Posted February 20 ’11

For the last year, I’ve been doing research for my new novel, tentatively called “La Rumorosa”.  Part of the book is set in Mexico and I’ve spent a lot of time on both sides of the border interviewing people and listening to their stories. I’ve scouted the mountainous route that my character is going to take on her illegal journey to California.  I’ve read everything I can find about migrant issues, contemporary life in Mexico (especially women’s issues), drug trade and human trafficking. I start each morning with an assortment of Mexican blogs that focus on cartel activity throughout Mexico.  Every single day I see pictures of decapitated and mutilated bodies, bloody video-threats sent from one drug cartel to another, and I try and understand how a character like mine would cope with such insanity.

Recently I went with my friend John Carlos Frey to visit the shelters in Tijuana and Ensenada.  We talked with migrants who were traveling north.  Many of the people we met had already been deported at least once.  Most had suffered and were in some sort of trouble.

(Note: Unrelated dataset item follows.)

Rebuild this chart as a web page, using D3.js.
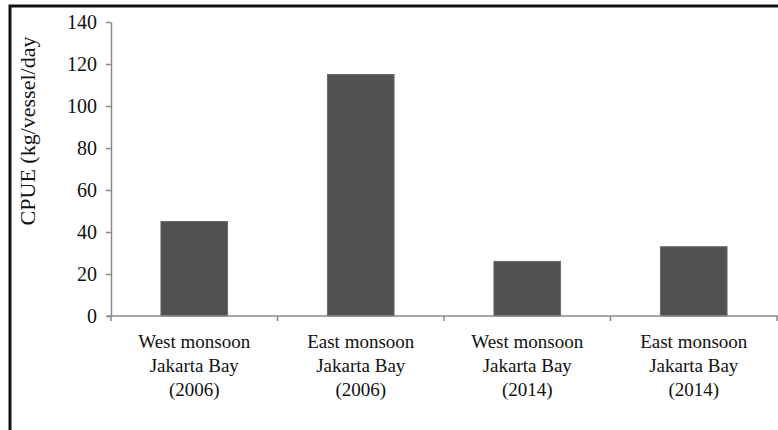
<!DOCTYPE html>
<html>
<head>
<meta charset="utf-8">
<script src="https://cdn.jsdelivr.net/npm/d3@7.9.0/dist/d3.min.js"></script>
<style>
  body { margin: 0; background: #fff; }
  svg { display: block; }
  svg text { font-family: "Liberation Serif", Tinos, "Times New Roman", Times, "DejaVu Serif", serif; }
</style>
</head>
<body>
<svg id="chart" width="778" height="430"></svg>
<script>
const categories = [
  ['West monsoon', 'Jakarta Bay', '(2006)'],
  ['East monsoon', 'Jakarta Bay', '(2006)'],
  ['West monsoon', 'Jakarta Bay', '(2014)'],
  ['East monsoon', 'Jakarta Bay', '(2014)']
];
const cpue = [45, 115, 26, 33];
const yTicks = [0, 20, 40, 60, 80, 100, 120, 140];

const svg = d3.select('#chart');

// frame (top and left edges only show in the picture)
svg.append('path')
  .attr('d', 'M10,430 V6 H778')
  .attr('fill', 'none')
  .attr('stroke', '#111')
  .attr('stroke-width', 3);

const x = d3.scaleBand()
  .domain(d3.range(categories.length))
  .range([111, 777])
  .paddingInner(0.6)
  .paddingOuter(0.3);

const y = d3.scaleLinear().domain([0, 140]).range([316, 22]);

// y axis
const yAxis = svg.append('g')
  .attr('transform', 'translate(111,0)')
  .call(d3.axisLeft(y).tickValues(yTicks).tickSize(5).tickPadding(9).tickSizeOuter(0));
yAxis.attr('font-family', null);
yAxis.select('.domain').attr('stroke', '#8a8a8a').attr('stroke-width', 1.5);
yAxis.selectAll('.tick line').attr('stroke', '#8a8a8a').attr('stroke-width', 1.5);
yAxis.selectAll('.tick text')
  .attr('fill', '#111')
  .style('font-size', '20px');

// bars
svg.selectAll('rect.bar')
  .data(cpue)
  .join('rect')
  .attr('class', 'bar')
  .attr('x', (d, i) => x(i))
  .attr('width', x.bandwidth())
  .attr('y', d => y(d))
  .attr('height', d => y(0) - y(d))
  .attr('fill', '#505050')
  .attr('stroke', '#6a6a6a')
  .attr('stroke-width', 1);

// x axis with ticks at band edges
const step = x.step();
const edges = d3.range(categories.length + 1).map(i => 111 + i * step);
svg.append('line')
  .attr('x1', 107).attr('x2', 778)
  .attr('y1', y(0)).attr('y2', y(0))
  .attr('stroke', '#8a8a8a').attr('stroke-width', 1.5);
svg.selectAll('line.xtick')
  .data(edges)
  .join('line')
  .attr('class', 'xtick')
  .attr('x1', d => d).attr('x2', d => d)
  .attr('y1', y(0)).attr('y2', y(0) + 5)
  .attr('stroke', '#8a8a8a').attr('stroke-width', 1.5);

// category labels
const labels = svg.selectAll('text.cat')
  .data(categories)
  .join('text')
  .attr('class', 'cat')
  .attr('text-anchor', 'middle')
  .attr('fill', '#111')
  .style('font-size', '19px');
labels.selectAll('tspan')
  .data((d, i) => d.map(t => ({ t, i })))
  .join('tspan')
  .attr('x', d => x(d.i) + x.bandwidth() / 2)
  .attr('y', (d, j) => 348 + j * 24)
  .text(d => d.t);

// y label
svg.append('text')
  .attr('transform', 'translate(35,131) rotate(-90)')
  .attr('text-anchor', 'middle')
  .attr('fill', '#111')
  .style('font-size', '22px')
  .text('CPUE (kg/vessel/day');
</script>
</body>
</html>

Anna was born in Mexico City.  She was one of 12 children, eight of them girls.  Like her sisters, Anna was forced by her mother to start working as a prostitute when she was four years old.   I’m not sure if the boys were prostitutes, Anna didn’t say.  She worked steadily all through her childhood.  At 13 she found herself pregnant.  Her mother insisted she have an abortion as the pregnancy interfered with business and anyway, they didn’t need another baby.  Little Anna, who was uneducated and had spent her life isolated in sex slavery, looked her mother in the eye and told her that she would not abort her baby under any circumstance.  The mother insisted but Anna was adamant that she would protect her child.  And so at thirteen she found herself out on the streets with absolutely no idea of how to support herself.  One of her regular customers, a young man, heard about the situation and asked her to marry him.  He said he would act as the baby’s father—perhaps he even was the father.  Together they would make a life.

Anna had a baby boy.  She and her husband lived outside of Mexico City.  After a couple of years they had another child but with four mouths to fed and they found it extremely difficult to make ends meet.  So the husband went north looking for a better life and found work in Santa Maria, California.  Once he settled, he sent for his little family.

Anna crossed the border illegally with two small children; the baby was still nursing.  She acknowledged that she was molested during her journey but she didn’t dwell on that detail.  She and the children joined her husband in Santa Maria and together they built their lives.  They enrolled the kids in school and had two more children.  They both found jobs and Anna was able to put herself through beauty school.  She and her husband saved their money and she planned to open her own salon.

That baby that her mother insisted she abort is 22 years old today.  He has gone through school, has a job and is leading a productive life.  There are two younger children who are American citizens and still in school.

One afternoon on her way home, Anna got pulled over for a broken taillight.  When it was discovered she was in the States illegally, she was taken to jail and then deported the next morning.  She was not allowed to call her family nor contact a lawyer.  She was taken to Tijuana and dropped.  Because she was deported, she will not be able to apply for a legal visa for twenty years.  If she wants to rejoin her husband and family, her only option is to cross into the States illegally.

By the time we spoke to her in Tijuana, Anna had done the research and found that it would cost her $5000 to get back to Santa Maria.  We asked if she was aware of the dangers.  80% of the women who cross illegally are raped.  Some say that it is simply part of the price of admission.  People die of exposure every single day; many are robbed, some are murdered.  Anna knew.  Nothing was going to stop her from being with her family.  I have never seen such determination and strength.

The thing that struck me most about Anna, about all of the migrants with whom I spoke, was the strength of spirit and the absolute lack of self-pity.  All the people I talked to had been victimized in one way or another.  Anna had been grossly victimized almost from birth.  But Anna was not a victim.  Anna was one of the strongest women I have ever had the privilege to meet.  There is no doubt in my mind that she will make it back to Santa Maria.  Nothing is going to stop her.  It is possible that she’s already home.  I hope so.

And so I come back from my trip and sit at my desk and wonder, how the hell am I going to do justice to people like Anna?   How do I capture her integrity and grace?  Do I even deserve to write a story such as hers?  Can my character Violeta Sanchez be worthy?  These questions make me very sleepy.  I’ve been napping a lot.  Is there anybody out there who would like to step up and finish this novel for me?